As well they should. And as I read on, I realized something else. I might not stand to lose much now; I might even make a few cents. But is that worth signing away any future chance of being able to do the better thing? Especially if Google decides to do something entirely different in the future, one that favors authors even less?

As far as the technical works go, I doubt any more money could be made from them no matter what happened. Any possible royalties were already spent or used up. I also don't know if I have any say over what happens to those books, though, because they were works for hire -- I don't retain the use of that material. (And even if I did, the chances of it getting any kind of readership today are probably zero.)

But my own books are another story. There, I put my foot down.

I do not like the idea of Google assuming it knows what's best for me as an author. In fact, I'm not sure I like the idea of it assuming its knows what's best for me as a reader, either. Digitizing works that are clearly of historic value or indisputably in the public domain -- that's one thing. I've benefited from having that, I can't deny it.

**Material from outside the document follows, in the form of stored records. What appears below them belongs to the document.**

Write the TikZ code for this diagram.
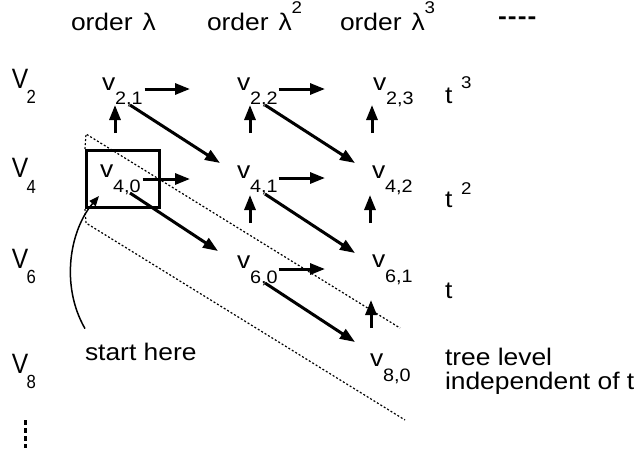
\documentclass[tikz,border=0pt]{standalone}
\usepackage{fontspec}
\setmainfont{Liberation Sans}
\usetikzlibrary{arrows.meta,calc}
\newcommand\mysub{\fontsize{18}{20}\selectfont}
\newcommand\mysup{\fontsize{17}{20}\selectfont}
\newcommand\vsub{\fontsize{19}{20}\selectfont}
\begin{document}
\begin{tikzpicture}[x=1pt,y=-1pt,
  txt/.style={anchor=base west, inner sep=0pt, outer sep=0pt, font=\fontsize{24}{28}\selectfont, xscale=1.1},
  vlab/.style={anchor=base west, inner sep=0pt, outer sep=0pt, font=\fontsize{28}{30}\selectfont, xscale=0.88},
  arr/.style={line width=3pt, -{Triangle[length=15pt,width=11pt]}},
  dots/.style={line width=1.2pt, dash pattern=on 2pt off 2pt},
  boxst/.style={draw, line width=3pt, minimum width=73pt, minimum height=57pt, inner sep=0pt},
]
\useasboundingbox (0,0) rectangle (642,455);

% header
\node[txt] (o1) at (71,30) {order\hspace{9pt}λ};
\node[txt] (o2) at (207,30) {order\hspace{9pt}λ\raisebox{17pt}{\mysup 2}};
\node[txt] (o3) at (340,30) {order\hspace{9pt}λ\raisebox{17pt}{\mysup 3}};
\node[txt] (etc) at (498,24) {\bfseries -{}\hspace{1pt}-{}\hspace{1pt}-{}\hspace{1pt}-};

% row labels
\node[vlab] (V2) at (12,88) {V\hspace{-2pt}\raisebox{-15pt}{\vsub 2}};
\node[vlab] (V4) at (12,177) {V\hspace{-2pt}\raisebox{-16pt}{\vsub 4}};
\node[vlab] (V6) at (12,268) {V\hspace{-2pt}\raisebox{-15pt}{\vsub 6}};
\node[vlab] (V8) at (12,373) {V\hspace{-2pt}\raisebox{-15pt}{\vsub 8}};
\draw[line width=3pt, dash pattern=on 5pt off 3pt] (25,420) -- (25,448);

% vertices
\node[txt] (v21) at (102,90) {v\raisebox{-14pt}{\mysub 2,1}};
\node[txt] (v22) at (237,90) {v\raisebox{-14pt}{\mysub 2,2}};
\node[txt] (v23) at (373,90) {v\raisebox{-14pt}{\mysub 2,3}};
\node[txt] (v40) at (100,177) {v\raisebox{-15pt}{\mysub 4,0}};
\node[txt] (v41) at (237,178) {v\raisebox{-14pt}{\mysub 4,1}};
\node[txt] (v42) at (372,178) {v\raisebox{-14pt}{\mysub 4,2}};
\node[txt] (v60) at (237,268) {v\raisebox{-15pt}{\mysub 6,0}};
\node[txt] (v61) at (372,267) {v\raisebox{-15pt}{\mysub 6,1}};
\node[txt] (v80) at (370,366) {v\raisebox{-15pt}{\mysub 8,0}};

% t labels
\node[txt] (t3) at (445,103) {t\hspace{8pt}\raisebox{15pt}{\mysup 3}};
\node[txt] (t2) at (445,207) {t\hspace{8pt}\raisebox{13pt}{\mysup 2}};
\node[txt] (t1) at (445,298) {t};
\node[txt] (tree) at (445,365) {tree level};
\node[txt] (indep) at (445,389) {independent of t};
\node[txt] (start) at (85,360) {start here};

% box
\node[boxst] (box) at (123,179) {};

% dotted lines
\coordinate (d0) at (86,134);
\coordinate (d1) at (400,328);
\coordinate (d2) at (86,223);
\coordinate (d3) at (405,420);
\draw[dots] (box.north west) -- (d0) -- (d1);
\draw[dots] (box.south west) -- (d2) -- (d3);

% horizontal arrows
\draw[arr, shorten >=47pt] ($(v21.base east)+(2,-1)$) -- ($(v22.base west)+(0,-1)$);
\draw[arr, shorten >=47pt] ($(v22.base east)+(1,-1)$) -- ($(v23.base west)+(-1,-1)$);
\draw[arr, shorten >=47pt] ($(v40.base east)+(2,2)$) -- ($(v41.base west)+(0,1)$);
\draw[arr, shorten >=47pt] ($(v41.base east)+(1,0)$) -- ($(v42.base west)+(0,0)$);
\draw[arr, shorten >=47pt] ($(v60.base east)+(1,1)$) -- ($(v61.base west)+(0,2)$);

% up arrows
\draw[arr] ($(v40.base west)+(15,-44)$) -- ($(v21.base west)+(13,15)$);
\draw[arr] ($(v41.base west)+(13,-45)$) -- ($(v22.base west)+(13,15)$);
\draw[arr] ($(v42.base west)+(0,-45)$) -- ($(v23.base west)+(-1,15)$);
\draw[arr] ($(v60.base west)+(13,-45)$) -- ($(v41.base west)+(13,17)$);
\draw[arr] ($(v61.base west)+(-2,-44)$) -- ($(v42.base west)+(-2,17)$);
\draw[arr] ($(v80.base west)+(1,-38)$) -- ($(v61.base west)+(-1,33)$);

% diagonal arrows
\draw[arr] ($(v21.base west)+(28,15)$) -- ($(v41.base west)+(-17,-15)$);
\draw[arr] ($(v22.base west)+(28,15)$) -- ($(v42.base west)+(-17,-15)$);
\draw[arr] ($(v40.base west)+(30,16)$) -- ($(v60.base west)+(-19,-17)$);
\draw[arr] ($(v41.base west)+(28,16)$) -- ($(v61.base west)+(-17,-14)$);
\draw[arr] ($(v60.base west)+(28,15)$) -- ($(v80.base west)+(-15,-24)$);

% start here curve
\draw[line width=1.5pt, -{Triangle[length=10pt,width=8pt]}] ($(start.north west)+(0,-14)$) .. controls (60,285) and (70,230) .. ($(box.south west)+(14,-13)$);
\end{tikzpicture}
\end{document}
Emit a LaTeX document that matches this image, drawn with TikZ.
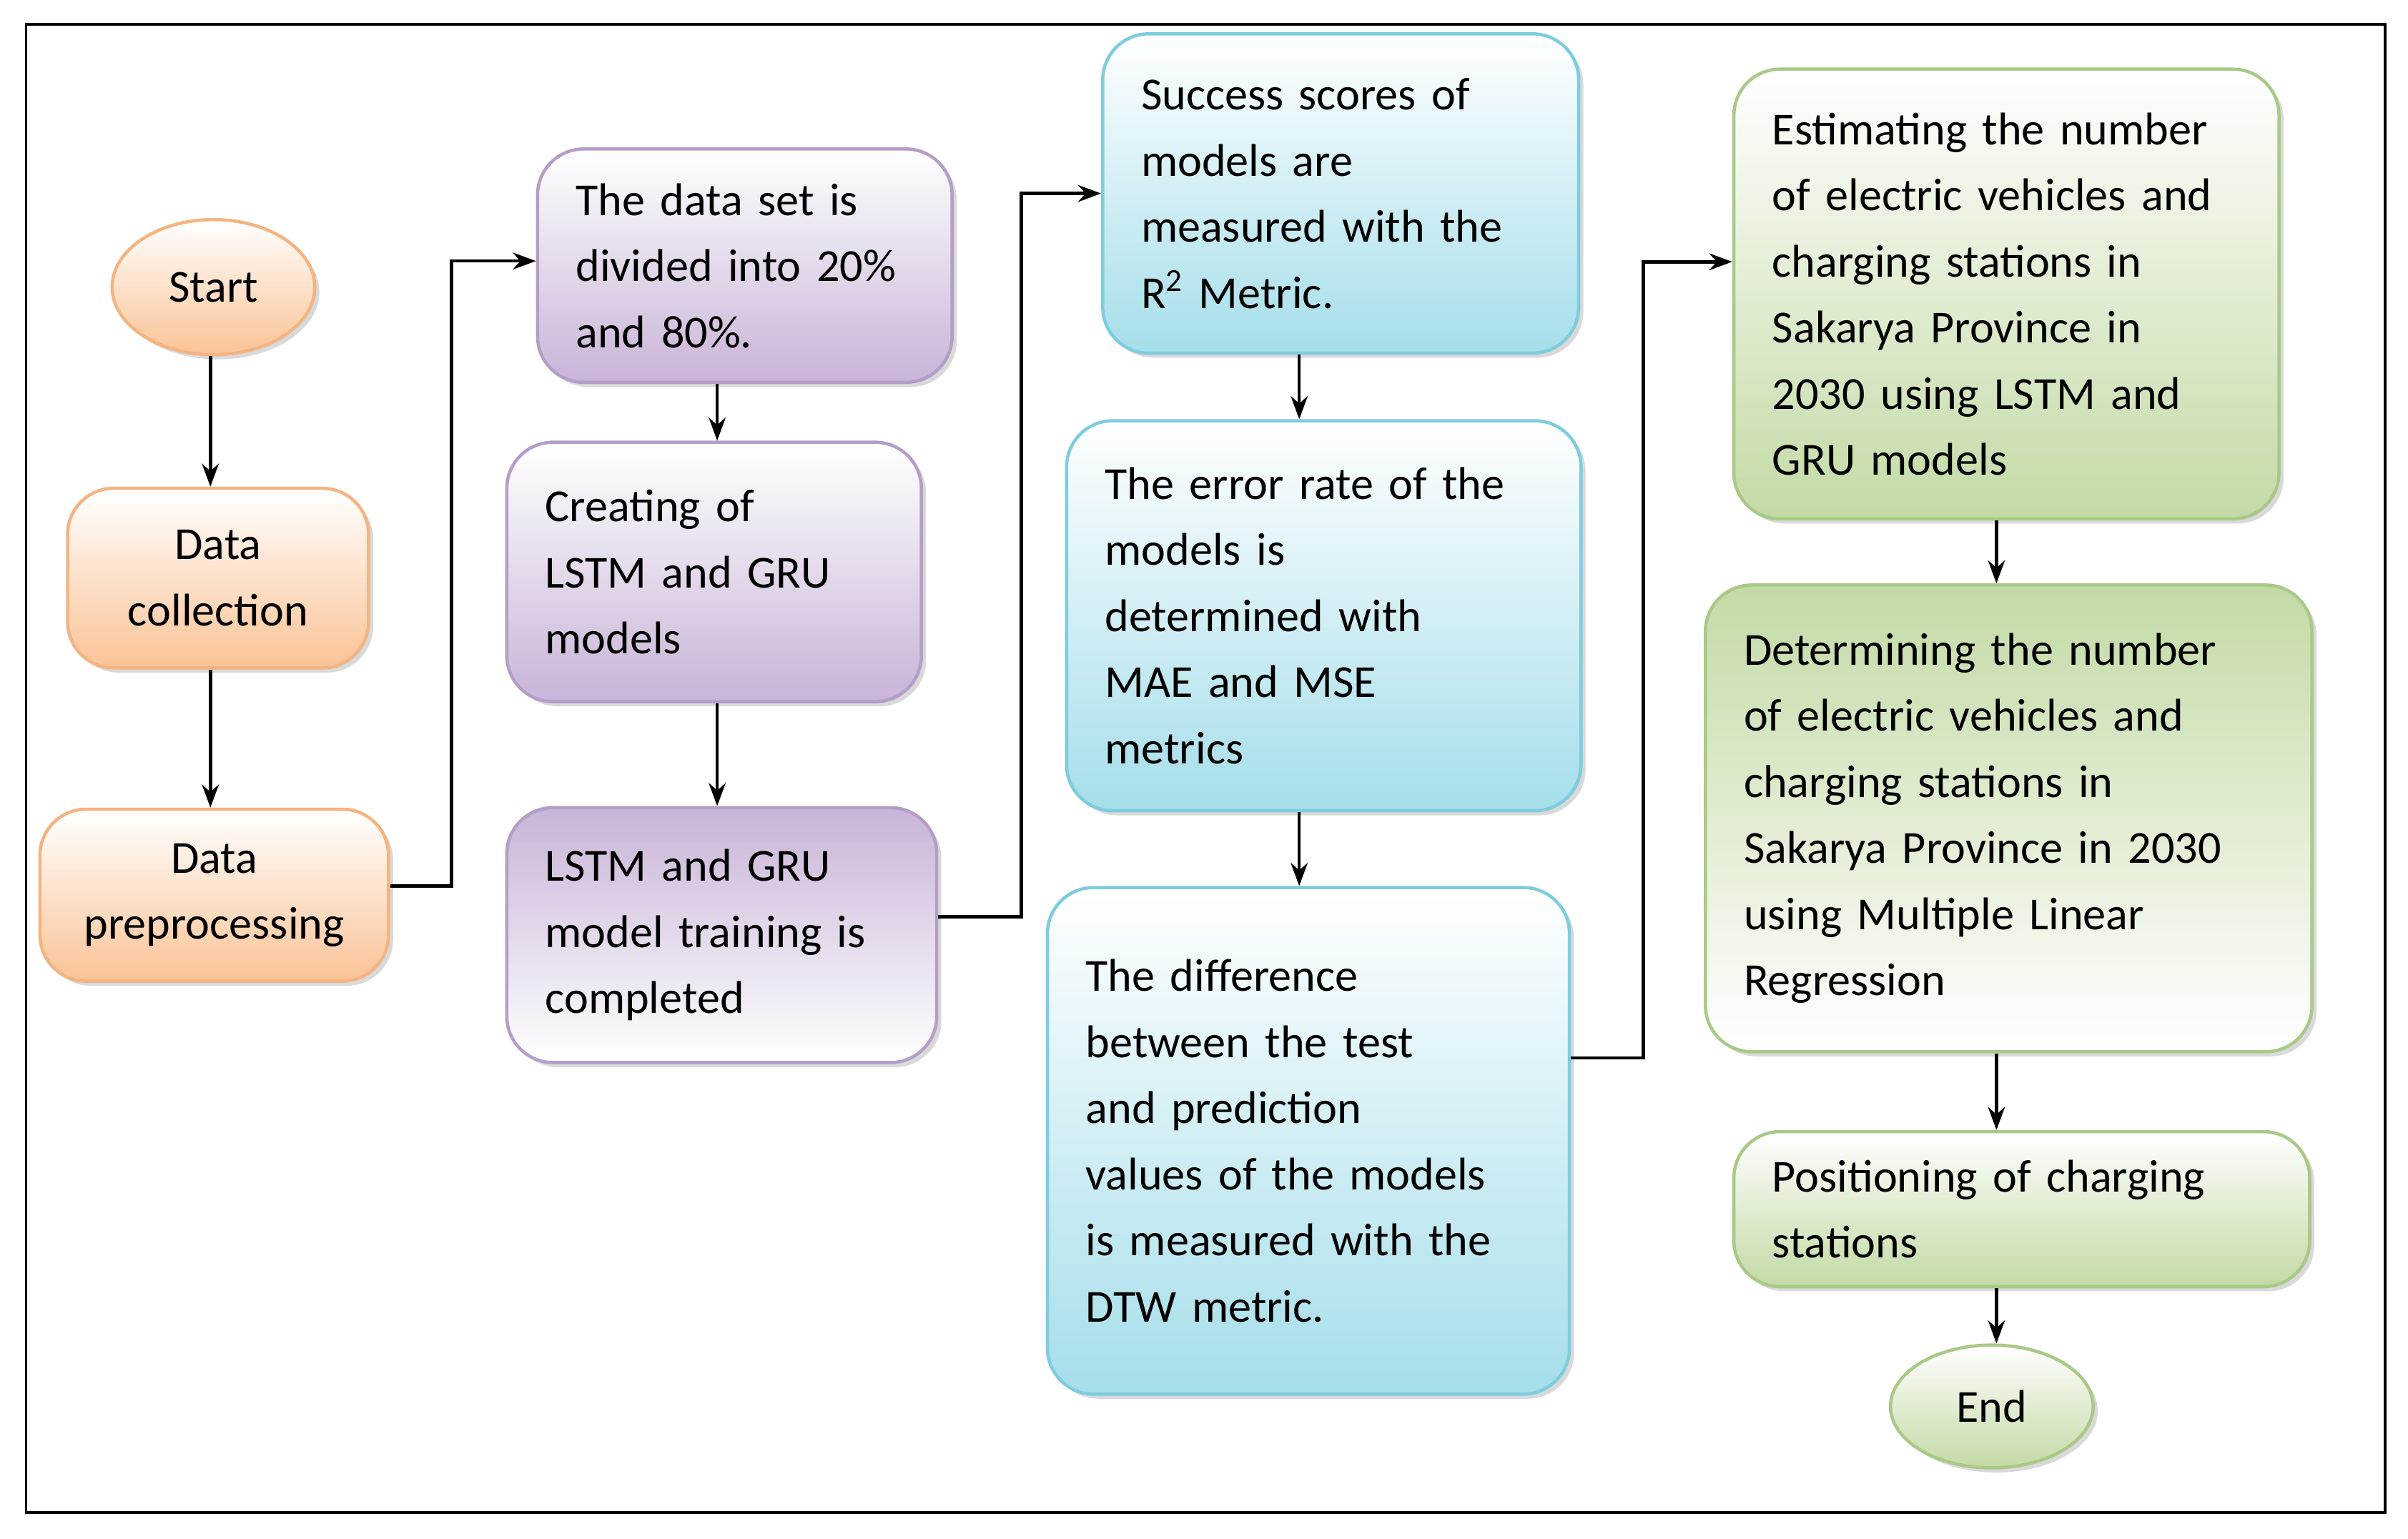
\documentclass[tikz,border=0pt]{standalone}
\usepackage{fontspec}
\setmainfont{Carlito}
\usetikzlibrary{shapes.geometric,arrows.meta,shadows}
\definecolor{orB}{RGB}{250,195,150}\definecolor{orD}{RGB}{244,180,130}
\definecolor{puB}{RGB}{200,180,215}\definecolor{puD}{RGB}{180,158,200}
\definecolor{blB}{RGB}{165,222,234}\definecolor{blD}{RGB}{125,205,222}
\definecolor{grB}{RGB}{195,218,165}\definecolor{grD}{RGB}{170,200,135}
\hyphenpenalty=10000
\exhyphenpenalty=10000
\begin{document}
\begin{tikzpicture}[x=0.02cm,y=-0.02cm,
 every node/.style={font=\fontsize{17}{24.5}\selectfont},
 bx/.style={rounded corners=0.6cm,line width=1.2pt,drop shadow={opacity=0.3,shadow xshift=0.06cm,shadow yshift=-0.06cm},align=left,inner xsep=0.5cm},
 org/.style={bx,draw=orD,top color=white,bottom color=orB,align=center},
 pur/.style={bx,draw=puD,top color=white,bottom color=puB},
 purd/.style={bx,draw=puD,top color=puB,bottom color=white},
 blu/.style={bx,draw=blD,top color=white,bottom color=blB},
 grn/.style={bx,draw=grD,top color=white,bottom color=grB},
 grnd/.style={bx,draw=grD,top color=grB,bottom color=white},
 ar/.style={-{Stealth[length=0.3cm,width=0.22cm]},line width=1.2pt}]
\useasboundingbox (0,0) rectangle (1568,1002);
\draw[line width=1pt] (17,16) rectangle (1553,985);
\coordinate (xa) at (137,0);
\coordinate (xb) at (467,0);
\coordinate (xc) at (846,0);
\coordinate (xd) at (1300,0);
\node[ellipse,org,minimum width=2.64cm,minimum height=1.76cm,inner xsep=0pt] (st) at (139,187) {Start};
\node[org,minimum width=3.92cm,minimum height=2.34cm] (dc) at (142,376.5) {Data\\collection};
\node[org,minimum width=4.54cm,minimum height=2.24cm] (dp) at (139.5,583) {Data\\preprocessing};
\node[pur,minimum width=5.32cm,minimum height=3.04cm,text width=4.4cm] (p1) at (485,173) {The data set is\\divided into 20\%\\and 80\%.};
\node[pur,minimum width=5.32cm,minimum height=3.38cm,text width=4.4cm] (p2) at (465,372.5) {Creating of\\LSTM and GRU\\models};
\node[purd,minimum width=5.52cm,minimum height=3.32cm,text width=4.6cm] (p3) at (470,609) {LSTM and GRU\\model training is\\completed};
\node[blu,minimum width=6.12cm,minimum height=4.16cm,text width=5.2cm] (b1) at (873,126) {Success scores of\\models are\\measured with the\\R\textsuperscript{2} Metric.};
\node[blu,minimum width=6.56cm,minimum height=5.08cm,text width=5.7cm] (b2) at (862,401) {The error rate of the\\models is\\determined with\\MAE and MSE\\metrics};
\node[blu,minimum width=6.72cm,minimum height=6.6cm,text width=5.8cm] (b3) at (852,743) {The difference\\between the test\\and prediction\\values of the models\\is measured with the\\DTW metric.};
\node[grn,minimum width=7.06cm,minimum height=5.86cm,text width=6.1cm] (g1) at (1306.5,191.5) {Estimating the number\\of electric vehicles and\\charging stations in\\Sakarya Province in\\2030 using LSTM and\\GRU models};
\node[grnd,minimum width=7.8cm,minimum height=6.08cm,text width=6.9cm] (g2) at (1308,533) {Determining the number\\of electric vehicles and\\charging stations in\\Sakarya Province in 2030\\using Multiple Linear\\Regression};
\node[grn,minimum width=7.46cm,minimum height=2.02cm,text width=6.5cm] (g3) at (1316.5,787.5) {Positioning of charging\\stations};
\node[ellipse,grn,minimum width=2.64cm,minimum height=1.6cm,inner xsep=0pt,align=center] (en) at (1297,916) {End};
\draw[ar] (xa |- st.south) -- (xa |- dc.north);
\draw[ar] (xa |- dc.south) -- (xa |- dp.north);
\draw[ar] ([yshift=0.12cm]dp.east) -- ++(40,0) |- ([yshift=0.06cm]p1.west);
\draw[ar] (xb |- p1.south) -- (xb |- p2.north);
\draw[ar] (xb |- p2.south) -- (xb |- p3.north);
\draw[ar] ([yshift=0.24cm]p3.east) -- ++(54,0) |- (b1.west);
\draw[ar] (xc |- b1.south) -- (xc |- b2.north);
\draw[ar] (xc |- b2.south) -- (xc |- b3.north);
\draw[ar] ([yshift=1.08cm]b3.east) -- ++(47,0) |- ([yshift=0.42cm]g1.west);
\draw[ar] (xd |- g1.south) -- (xd |- g2.north);
\draw[ar] (xd |- g2.south) -- (xd |- g3.north);
\draw[ar] (xd |- g3.south) -- (xd |- en.north);
\end{tikzpicture}
\end{document}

But Google should not touch work which stands a chance of being put back into print and garnishing even some money for the author's estate. Not without having gotten in touch with the copyright owners, or making an overture to such people as a whole. And figuring out which works fall into what bucket is their responsibility, not ours.

What I object most to is the way Google decided to simply make things happen, and assume everyone would have the same Vision Thing they did.  As someone else put it:

For deep pocketed companies, it will almost always be cheaper to litigate or settle after the fact than to license up front, given that the majority of authors won't have the wherewithal to pursue copyright cases against well-funded studio or corporate legal teams.

Even more chilling is this thought: maybe that's the only way they can operate. Perhaps this is how companies like Google are doomed to behave. They're too big to function in such a fine-grained way, too sprawling and unaware of what any one hand of theirs is doing. They have no choice but to be this monolithic, because everything else is just too slow.

What I also object to is being seen as either a consumer or a producer, but not both at once. I resent the idea that I can only bring one set of standards to the table at a time, that I have to either be someone who wants everything for free or nothing for free. I would have been more than happy to allow Google to make controlled excerpts of my work if they had just asked nicely or made it possible to do so without this cumbersome legal nonsense.

Now for the open source part of this discussion.

When people talk unironically about open content, they mean one of two things: work which is unambiguously in the public domain (which in itself is getting that much harder to defend), and work created specifically to be released as open content albeit with certain good-faith restrictions (e.g., Flat World Knowledge). They don't mean work which has been used as if it were open content for so long that we might as well all act as if it is.

I fear that's exactly what's happening -- that any more nuanced understanding of the issue is getting gobbled up by a general sense of futility. Oh, it's all just bunches of bits now; everything's getting digitized; why fight it? We might even make some money that way. All content is now open content, in a practical sense.

But it's not about money. It's about retaining control over one's work, and about not having one's work reused in unwanted contexts, which no amount of cash can fix after the fact. I don't think even Google fully understands the unintended consequences of all this, and I haven't seen anything that shows they do. And that makes this genuinely dangerous behavior, not just "evil".

I'll leave the last word to Harlan Ellison, another author who fought against the illegal digital redistribution of his work and won. "One can get one's own head chopped off, but that doesn't mean you have to aid and abet the axman."